Ninety seconds can change a life — so how will the ninety seconds of Gretchen and Phoenix’s first encounter change theirs?

Told in alternating first person points of view, The Radius of Us is a story of love, sacrifice, and the journey from victim to survivor. It offers an intimate glimpse into the causes and devastating impact of Latino gang violence, both in the U.S. and in Central America, and explores the risks that victims take when they try to start over. Most importantly, Marie Marquardt’s The Radius of Us shows how people struggling to overcome trauma can find healing in love.

review :

The Radius of Us is an important book and an interesting book, but not an entertaining book. By that I mean in a contemporary novel, I usually expect a more gripping plot. Unfortunately this one kept the characters at the distance and didn’t delve as deeply into its themes as I thought it might.

I went into this book knowing absolutely nothing about it. That’s how I find some of my favorites. But I have to admit that contemporary has always been a hit or miss genre for me; you have to have some speculator writing, characters, and themes for me to read about life as I already know it. Usually I don’t really need someone else to tell me about the world.

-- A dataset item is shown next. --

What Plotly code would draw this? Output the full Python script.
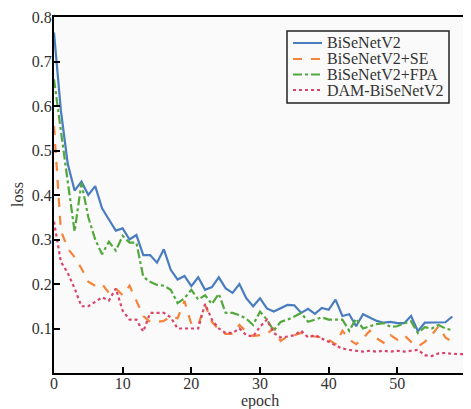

But books like The Radius of Us are usually the exception, because this book presents a viewpoint I don’t think I’ve ever seen before in YA literature. The book is told in alternating points of view. Half of the book is told by Gretchen, a teen from Georgia who has a myriad of issues after experiencing something horrible, and Phoenix, a year or two older than her, having run from El Salvador to seek asylum in the US.

Honestly, I might have liked this book better if it was gold only from Phoenix’s POV. So young, having been through so much, and having to face so much more still in Georgia. I understand Gretchen as a counterpoint–a reference US readers might relate to more easily–but her character felt so flat compared to Phoenix. I rooted for him, hoped for him, felt sympathy for him–and Gretchen could only fail as a comparison.

The Radius of Us did succeed in making me determined to read more books from diverse POV, because these different experiences are so important to try to understand through literature. It discusses privilege, racism, gang activity, immigration, and more. All amazing, important themes that the writing just falls flat on supporting.